(Extracted data entries)
►
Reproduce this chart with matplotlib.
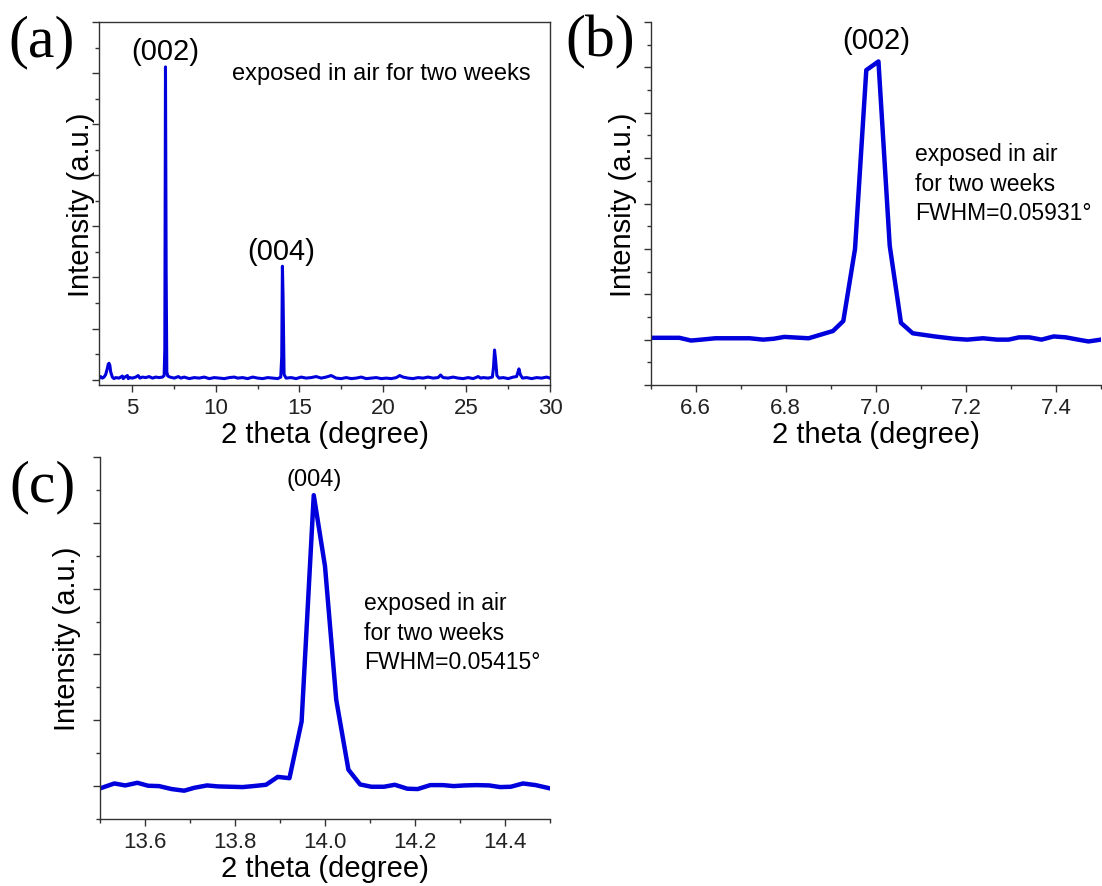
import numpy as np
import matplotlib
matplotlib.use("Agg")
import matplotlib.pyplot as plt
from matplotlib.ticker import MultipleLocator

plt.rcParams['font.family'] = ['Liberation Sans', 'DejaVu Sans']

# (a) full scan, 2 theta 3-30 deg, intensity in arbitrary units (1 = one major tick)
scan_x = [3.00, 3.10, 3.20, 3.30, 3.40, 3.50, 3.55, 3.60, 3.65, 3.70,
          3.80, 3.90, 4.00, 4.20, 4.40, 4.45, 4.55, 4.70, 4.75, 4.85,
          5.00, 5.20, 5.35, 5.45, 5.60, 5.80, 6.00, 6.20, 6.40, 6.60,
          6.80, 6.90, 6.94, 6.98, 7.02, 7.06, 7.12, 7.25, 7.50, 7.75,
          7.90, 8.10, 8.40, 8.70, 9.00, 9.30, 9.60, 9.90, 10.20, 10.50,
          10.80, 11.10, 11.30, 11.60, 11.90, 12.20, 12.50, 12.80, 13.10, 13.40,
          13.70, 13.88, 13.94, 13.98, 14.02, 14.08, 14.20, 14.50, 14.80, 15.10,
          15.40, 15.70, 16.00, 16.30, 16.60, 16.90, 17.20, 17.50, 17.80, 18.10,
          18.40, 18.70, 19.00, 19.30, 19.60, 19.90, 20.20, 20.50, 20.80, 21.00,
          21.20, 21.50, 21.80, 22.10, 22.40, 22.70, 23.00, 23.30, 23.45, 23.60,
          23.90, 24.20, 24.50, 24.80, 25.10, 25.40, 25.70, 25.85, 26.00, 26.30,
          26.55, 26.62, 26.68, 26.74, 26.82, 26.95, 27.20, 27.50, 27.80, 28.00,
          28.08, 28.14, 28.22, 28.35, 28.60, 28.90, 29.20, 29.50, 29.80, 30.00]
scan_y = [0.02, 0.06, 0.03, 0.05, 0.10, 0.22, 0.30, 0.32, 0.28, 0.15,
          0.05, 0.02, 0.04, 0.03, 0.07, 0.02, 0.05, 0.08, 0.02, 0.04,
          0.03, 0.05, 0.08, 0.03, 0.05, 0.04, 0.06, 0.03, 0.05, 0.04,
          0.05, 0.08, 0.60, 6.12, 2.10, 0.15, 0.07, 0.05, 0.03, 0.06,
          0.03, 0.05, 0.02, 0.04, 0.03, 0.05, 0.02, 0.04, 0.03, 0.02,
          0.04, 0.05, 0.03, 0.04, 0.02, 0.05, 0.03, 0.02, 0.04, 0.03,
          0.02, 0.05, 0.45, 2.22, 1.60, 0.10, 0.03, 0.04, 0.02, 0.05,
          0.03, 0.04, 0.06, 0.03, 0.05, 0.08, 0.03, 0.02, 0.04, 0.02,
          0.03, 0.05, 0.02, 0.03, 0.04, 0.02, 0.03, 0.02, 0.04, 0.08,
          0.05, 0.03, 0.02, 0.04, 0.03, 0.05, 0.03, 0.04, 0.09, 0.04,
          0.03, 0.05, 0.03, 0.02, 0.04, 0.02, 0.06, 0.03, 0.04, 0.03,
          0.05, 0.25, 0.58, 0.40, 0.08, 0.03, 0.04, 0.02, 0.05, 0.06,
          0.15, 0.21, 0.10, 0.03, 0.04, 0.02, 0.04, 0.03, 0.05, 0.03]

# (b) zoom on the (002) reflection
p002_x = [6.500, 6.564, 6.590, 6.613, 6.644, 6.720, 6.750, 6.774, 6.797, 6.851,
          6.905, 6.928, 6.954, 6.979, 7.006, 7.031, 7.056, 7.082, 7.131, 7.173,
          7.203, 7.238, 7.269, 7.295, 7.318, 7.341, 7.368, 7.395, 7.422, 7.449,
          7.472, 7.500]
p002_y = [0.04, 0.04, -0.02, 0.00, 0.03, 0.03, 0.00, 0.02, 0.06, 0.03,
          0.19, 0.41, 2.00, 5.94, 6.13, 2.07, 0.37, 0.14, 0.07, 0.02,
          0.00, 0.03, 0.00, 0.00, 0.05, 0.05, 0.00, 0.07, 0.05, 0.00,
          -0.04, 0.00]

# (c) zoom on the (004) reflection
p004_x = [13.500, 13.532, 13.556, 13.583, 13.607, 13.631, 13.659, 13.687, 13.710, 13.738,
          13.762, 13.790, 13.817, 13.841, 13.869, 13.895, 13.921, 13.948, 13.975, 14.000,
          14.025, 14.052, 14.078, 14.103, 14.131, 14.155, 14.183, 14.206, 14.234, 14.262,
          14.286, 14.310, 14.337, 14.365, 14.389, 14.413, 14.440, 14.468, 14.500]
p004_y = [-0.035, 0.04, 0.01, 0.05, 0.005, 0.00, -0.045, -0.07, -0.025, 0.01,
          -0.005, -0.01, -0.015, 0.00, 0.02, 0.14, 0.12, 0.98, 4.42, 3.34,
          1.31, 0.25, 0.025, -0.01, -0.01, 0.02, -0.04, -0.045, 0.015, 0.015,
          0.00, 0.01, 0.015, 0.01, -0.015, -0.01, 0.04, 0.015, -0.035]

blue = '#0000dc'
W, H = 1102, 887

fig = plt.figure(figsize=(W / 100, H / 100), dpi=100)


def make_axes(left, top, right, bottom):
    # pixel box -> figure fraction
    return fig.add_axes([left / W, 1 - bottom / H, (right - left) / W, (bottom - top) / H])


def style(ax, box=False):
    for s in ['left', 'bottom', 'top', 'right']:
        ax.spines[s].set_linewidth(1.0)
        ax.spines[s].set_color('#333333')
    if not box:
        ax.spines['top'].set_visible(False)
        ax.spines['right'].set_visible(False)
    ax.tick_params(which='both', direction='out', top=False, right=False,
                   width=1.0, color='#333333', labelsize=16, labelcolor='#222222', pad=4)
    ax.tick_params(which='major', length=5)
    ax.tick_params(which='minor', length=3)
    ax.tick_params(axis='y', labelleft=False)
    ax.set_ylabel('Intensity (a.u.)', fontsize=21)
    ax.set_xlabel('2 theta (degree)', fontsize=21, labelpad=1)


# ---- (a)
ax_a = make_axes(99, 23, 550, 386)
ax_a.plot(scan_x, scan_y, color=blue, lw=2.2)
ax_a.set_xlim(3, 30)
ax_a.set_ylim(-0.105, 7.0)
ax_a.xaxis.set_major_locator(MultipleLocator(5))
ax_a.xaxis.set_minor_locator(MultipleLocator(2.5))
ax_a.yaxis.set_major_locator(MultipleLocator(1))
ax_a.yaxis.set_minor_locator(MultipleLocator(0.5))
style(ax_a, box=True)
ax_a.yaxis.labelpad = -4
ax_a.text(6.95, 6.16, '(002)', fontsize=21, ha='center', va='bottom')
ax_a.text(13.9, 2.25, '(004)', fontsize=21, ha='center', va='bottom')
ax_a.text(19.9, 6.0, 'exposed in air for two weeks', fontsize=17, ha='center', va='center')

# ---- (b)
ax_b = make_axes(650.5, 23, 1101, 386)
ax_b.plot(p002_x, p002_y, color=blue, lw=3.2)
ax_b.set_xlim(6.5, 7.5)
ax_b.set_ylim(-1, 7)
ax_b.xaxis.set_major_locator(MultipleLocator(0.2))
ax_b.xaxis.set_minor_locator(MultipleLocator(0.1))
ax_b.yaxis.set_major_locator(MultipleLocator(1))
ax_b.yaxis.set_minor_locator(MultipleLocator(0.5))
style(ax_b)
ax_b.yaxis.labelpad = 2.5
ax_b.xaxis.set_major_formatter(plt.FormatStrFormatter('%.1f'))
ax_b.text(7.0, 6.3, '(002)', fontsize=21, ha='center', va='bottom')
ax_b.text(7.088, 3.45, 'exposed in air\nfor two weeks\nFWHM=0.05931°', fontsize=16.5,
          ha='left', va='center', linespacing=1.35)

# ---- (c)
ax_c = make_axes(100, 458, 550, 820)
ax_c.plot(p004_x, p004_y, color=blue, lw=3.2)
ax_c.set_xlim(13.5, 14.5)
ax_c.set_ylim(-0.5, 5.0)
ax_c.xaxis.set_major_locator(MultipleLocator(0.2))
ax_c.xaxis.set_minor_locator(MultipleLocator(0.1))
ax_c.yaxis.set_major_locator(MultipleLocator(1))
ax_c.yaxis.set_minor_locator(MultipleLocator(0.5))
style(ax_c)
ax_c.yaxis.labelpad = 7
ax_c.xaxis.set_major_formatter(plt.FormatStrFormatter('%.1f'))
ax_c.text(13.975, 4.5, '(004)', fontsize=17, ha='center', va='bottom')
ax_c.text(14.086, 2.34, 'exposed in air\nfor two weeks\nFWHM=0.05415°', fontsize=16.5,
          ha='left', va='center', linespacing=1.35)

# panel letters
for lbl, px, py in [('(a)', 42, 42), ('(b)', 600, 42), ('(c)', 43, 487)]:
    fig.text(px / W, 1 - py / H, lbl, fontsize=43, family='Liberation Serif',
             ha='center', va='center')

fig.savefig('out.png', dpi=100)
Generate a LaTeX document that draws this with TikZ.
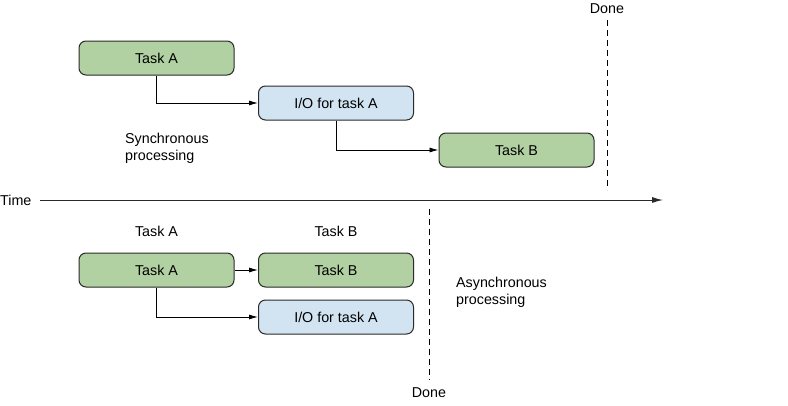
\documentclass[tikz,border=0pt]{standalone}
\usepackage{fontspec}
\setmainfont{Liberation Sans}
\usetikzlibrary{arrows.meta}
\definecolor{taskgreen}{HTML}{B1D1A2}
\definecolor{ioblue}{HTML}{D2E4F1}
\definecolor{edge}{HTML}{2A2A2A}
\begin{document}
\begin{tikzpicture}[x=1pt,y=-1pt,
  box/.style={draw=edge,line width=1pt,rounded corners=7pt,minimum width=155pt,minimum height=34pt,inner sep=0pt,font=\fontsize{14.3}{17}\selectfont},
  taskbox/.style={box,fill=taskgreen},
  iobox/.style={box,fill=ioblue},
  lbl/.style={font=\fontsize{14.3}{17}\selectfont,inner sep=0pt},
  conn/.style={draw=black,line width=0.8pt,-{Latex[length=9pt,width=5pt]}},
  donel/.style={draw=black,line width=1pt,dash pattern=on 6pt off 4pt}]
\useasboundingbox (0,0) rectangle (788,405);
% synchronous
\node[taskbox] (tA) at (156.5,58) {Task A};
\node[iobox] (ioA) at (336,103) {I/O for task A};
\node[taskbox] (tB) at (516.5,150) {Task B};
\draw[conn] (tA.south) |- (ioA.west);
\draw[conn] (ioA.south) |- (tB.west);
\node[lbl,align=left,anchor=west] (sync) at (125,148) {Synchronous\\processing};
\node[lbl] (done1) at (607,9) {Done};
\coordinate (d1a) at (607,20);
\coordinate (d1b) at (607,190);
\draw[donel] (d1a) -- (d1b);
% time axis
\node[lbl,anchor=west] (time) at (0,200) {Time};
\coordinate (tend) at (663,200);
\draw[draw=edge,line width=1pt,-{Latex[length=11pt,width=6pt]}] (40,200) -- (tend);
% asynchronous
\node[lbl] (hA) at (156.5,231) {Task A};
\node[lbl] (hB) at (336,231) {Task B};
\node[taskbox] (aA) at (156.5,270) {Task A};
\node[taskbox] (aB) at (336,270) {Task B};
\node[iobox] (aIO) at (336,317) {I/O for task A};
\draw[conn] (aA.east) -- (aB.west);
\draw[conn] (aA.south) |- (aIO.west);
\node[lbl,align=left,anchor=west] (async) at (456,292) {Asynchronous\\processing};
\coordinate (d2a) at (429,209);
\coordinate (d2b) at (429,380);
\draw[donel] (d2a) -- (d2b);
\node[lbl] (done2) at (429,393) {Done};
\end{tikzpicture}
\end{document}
◄
Job: The required answer is a single number: the count of lines in the entries that hold the string "with".

Output for this exercise: 2